Pedro Ferreira de Souza – Temos sempre que partir da perspectiva histórica. Somos um país profundamente marcado pela brutalidade da escravidão e até hoje convivemos com esse legado, que é atualizado e reproduzido ao longo do tempo. Nossa experiência democrática é curta e turbulenta. Não adianta discutir em cima do tudo-ou-nada, porque isso só gera cinismo e decepção.
É preciso enxergar para além da cortina de fumaça da polarização política, inclusive para explicitar os conflitos distributivos em vários casos. Muitas das decisões capazes de ajudar na luta contra a desigualdade têm um componente técnico muito forte, mas são, em última instância, decisões políticas. A questão central é: queremos viver em um país com renda tão concentrada nos mais ricos? É possível ter uma democracia funcional nessas condições? Como o próprio Estado ajuda a reproduzir essa situação?

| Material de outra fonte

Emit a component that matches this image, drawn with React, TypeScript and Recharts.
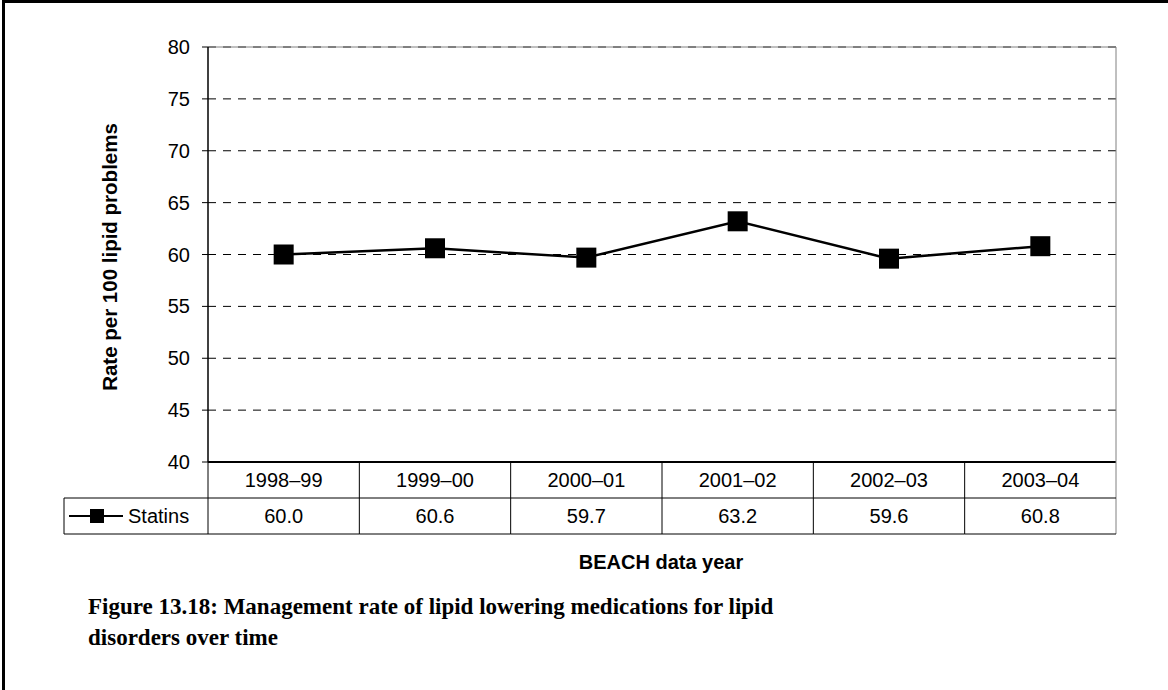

IHU On-Line – Que teóricos deveriam ser lidos ou relidos nos dias de hoje quando se trata de discutir o enfrentamento das desigualdades sociais?
Pedro Ferreira de Souza – Vários autores fizeram grandes contribuições. No plano abstrato, a teoria de justiça de John Rawls continua sendo uma grande referência — mesmo os críticos acabam tendo que se posicionar em relação a ela. Na parte mais empírica e propositiva, uma grande inspiração é o trabalho do Tony Atkinson, que faleceu recentemente.
Como gostos variam muito, prefiro uma recomendação genérica: sempre vale a pena retomar autores que encararam a questão do ponto de vista histórico. Isso ajuda a desnaturalizar o debate atual, mostrando como o mundo mudou muito desde o século 19 e como sempre há alternativas.
Por exemplo, eu discuto na tese como o sucesso editorial do “Capital” do Piketty tem pelo menos um precedente histórico muito claro em Henry George, que também teve um best-seller (Progress and Poverty, 1879) sobre a concentração das grandes fortunas, inclusive com uma proposta para remediar o problema via tributação.
Essa perspectiva histórica é um bom remédio para a polarização político-partidária do momento e ajuda a colocar a questão em termos mais amplos. Também serve para mostrar como a permeabilidade do meio intelectual e político à questão da desigualdade variou muito ao longo do tempo.